# Required work
Reproduce all the lines exactly as they stand, apart from the pictures.

# START OF Dataset extract

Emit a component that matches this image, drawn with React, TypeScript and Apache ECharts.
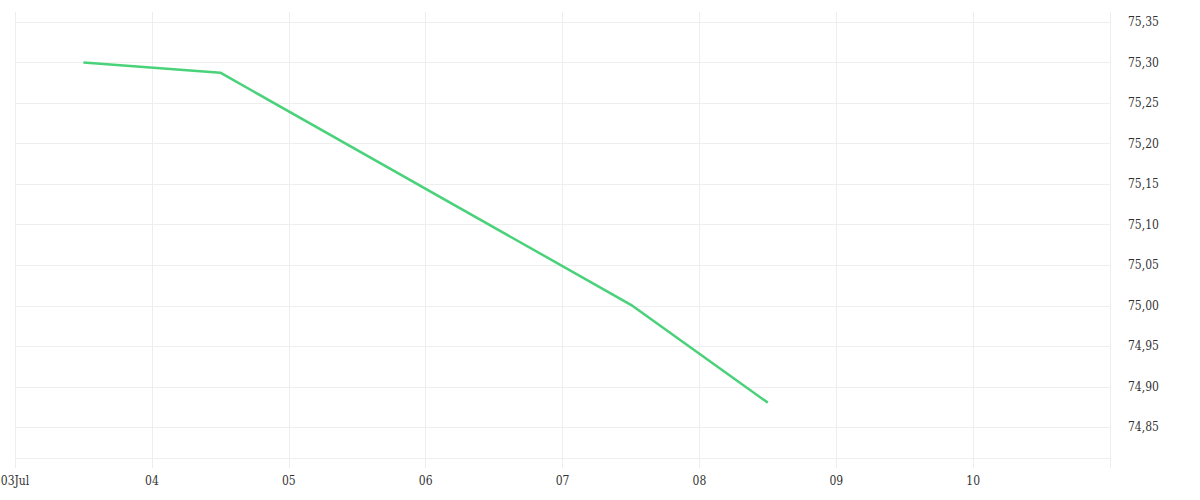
import React, { useEffect, useRef } from 'react';
import * as echarts from 'echarts';

// visible range of the time axis (one tick per day)
const rangeStart = '2024-07-03T00:00';
const rangeEnd = '2024-07-11T00:00';

// rate points
const pointDates = ['2024-07-03T12:00', '2024-07-04T12:00', '2024-07-07T12:00', '2024-07-08T12:00'];
const pointValues = [75.3, 75.2875, 75.0012, 74.8806];

// value axis
const yMin = 74.8;
const yMax = 75.3623;
const yStep = 0.05;

const DAY = 24 * 60 * 60 * 1000;
const GRID_COLOR = '#eeeeee';
const TEXT_COLOR = '#333';
const LINE_COLOR = '#4ad27a';
const FONT = '"DejaVu Serif Condensed", "DejaVu Serif", serif';

const App: React.FC = () => {
  const chartRef = useRef<HTMLDivElement>(null);

  useEffect(() => {
    if (!chartRef.current) return;
    const chart = echarts.init(chartRef.current, undefined, { renderer: 'svg' });

    const xMin = new Date(rangeStart).getTime();
    const xMax = new Date(rangeEnd).getTime();
    const seriesData = pointDates.map((d, i) => [new Date(d).getTime(), pointValues[i]]);

    const option: echarts.EChartsOption = {
      animation: false,
      backgroundColor: '#fff',
      grid: { left: 15, right: 90, top: 12, bottom: 32, containLabel: false, outerBoundsMode: 'none' } as any,
      xAxis: {
        type: 'value',
        min: xMin,
        max: xMax,
        interval: DAY,
        offset: -10,
        axisLine: { show: true, lineStyle: { color: GRID_COLOR } },
        axisTick: { show: true, length: 10, lineStyle: { color: GRID_COLOR } },
        axisLabel: {
          color: TEXT_COLOR,
          fontFamily: FONT,
          fontSize: 12,
          margin: 17,
          showMaxLabel: false,
          formatter: (v: number) => {
            const d = new Date(v);
            const day = String(d.getDate()).padStart(2, '0');
            return v === xMin ? day + 'Jul' : day;
          }
        },
        splitLine: { show: true, lineStyle: { color: GRID_COLOR } }
      },
      yAxis: {
        type: 'value',
        position: 'right',
        min: yMin,
        max: yMax,
        interval: yStep,
        axisLine: { show: true, lineStyle: { color: GRID_COLOR } },
        axisTick: { show: false },
        axisLabel: {
          color: TEXT_COLOR,
          fontFamily: FONT,
          fontSize: 12,
          margin: 18,
          showMinLabel: false,
          showMaxLabel: false,
          formatter: (v: number) => v.toFixed(2).replace('.', ',')
        },
        splitLine: {
          show: true,
          showMinLine: false,
          showMaxLine: false,
          lineStyle: { color: GRID_COLOR }
        }
      },
      series: [
        {
          type: 'line',
          data: seriesData,
          symbol: 'none',
          lineStyle: { width: 2.5, color: LINE_COLOR },
          itemStyle: { color: LINE_COLOR }
        }
      ]
    };

    chart.setOption(option);
    return () => chart.dispose();
  }, []);

  return (
    <div
      ref={chartRef}
      style={{ position: 'absolute', left: 0, top: 0, width: '1200px', height: '500px' }}
    />
  );
};

export default App;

# END OF Dataset extract

# Answer to the problem
Emit a component that matches this image, drawn with React, TypeScript and Apache ECharts.
import React, { useEffect, useRef } from 'react';
import * as echarts from 'echarts';

// visible range of the time axis (one tick per day)
const rangeStart = '2024-07-03T00:00';
const rangeEnd = '2024-07-11T00:00';

// rate points
const pointDates = ['2024-07-03T12:00', '2024-07-04T12:00', '2024-07-07T12:00', '2024-07-08T12:00'];
const pointValues = [75.3, 75.2875, 75.0012, 74.8806];

// value axis
const yMin = 74.8;
const yMax = 75.3623;
const yStep = 0.05;

const DAY = 24 * 60 * 60 * 1000;
const GRID_COLOR = '#eeeeee';
const TEXT_COLOR = '#333';
const LINE_COLOR = '#4ad27a';
const FONT = '"DejaVu Serif Condensed", "DejaVu Serif", serif';

const App: React.FC = () => {
  const chartRef = useRef<HTMLDivElement>(null);

  useEffect(() => {
    if (!chartRef.current) return;
    const chart = echarts.init(chartRef.current, undefined, { renderer: 'svg' });

    const xMin = new Date(rangeStart).getTime();
    const xMax = new Date(rangeEnd).getTime();
    const seriesData = pointDates.map((d, i) => [new Date(d).getTime(), pointValues[i]]);

    const option: echarts.EChartsOption = {
      animation: false,
      backgroundColor: '#fff',
      grid: { left: 15, right: 90, top: 12, bottom: 32, containLabel: false, outerBoundsMode: 'none' } as any,
      xAxis: {
        type: 'value',
        min: xMin,
        max: xMax,
        interval: DAY,
        offset: -10,
        axisLine: { show: true, lineStyle: { color: GRID_COLOR } },
        axisTick: { show: true, length: 10, lineStyle: { color: GRID_COLOR } },
        axisLabel: {
          color: TEXT_COLOR,
          fontFamily: FONT,
          fontSize: 12,
          margin: 17,
          showMaxLabel: false,
          formatter: (v: number) => {
            const d = new Date(v);
            const day = String(d.getDate()).padStart(2, '0');
            return v === xMin ? day + 'Jul' : day;
          }
        },
        splitLine: { show: true, lineStyle: { color: GRID_COLOR } }
      },
      yAxis: {
        type: 'value',
        position: 'right',
        min: yMin,
        max: yMax,
        interval: yStep,
        axisLine: { show: true, lineStyle: { color: GRID_COLOR } },
        axisTick: { show: false },
        axisLabel: {
          color: TEXT_COLOR,
          fontFamily: FONT,
          fontSize: 12,
          margin: 18,
          showMinLabel: false,
          showMaxLabel: false,
          formatter: (v: number) => v.toFixed(2).replace('.', ',')
        },
        splitLine: {
          show: true,
          showMinLine: false,
          showMaxLine: false,
          lineStyle: { color: GRID_COLOR }
        }
      },
      series: [
        {
          type: 'line',
          data: seriesData,
          symbol: 'none',
          lineStyle: { width: 2.5, color: LINE_COLOR },
          itemStyle: { color: LINE_COLOR }
        }
      ]
    };

    chart.setOption(option);
    return () => chart.dispose();
  }, []);

  return (
    <div
      ref={chartRef}
      style={{ position: 'absolute', left: 0, top: 0, width: '1200px', height: '500px' }}
    />
  );
};

export default App;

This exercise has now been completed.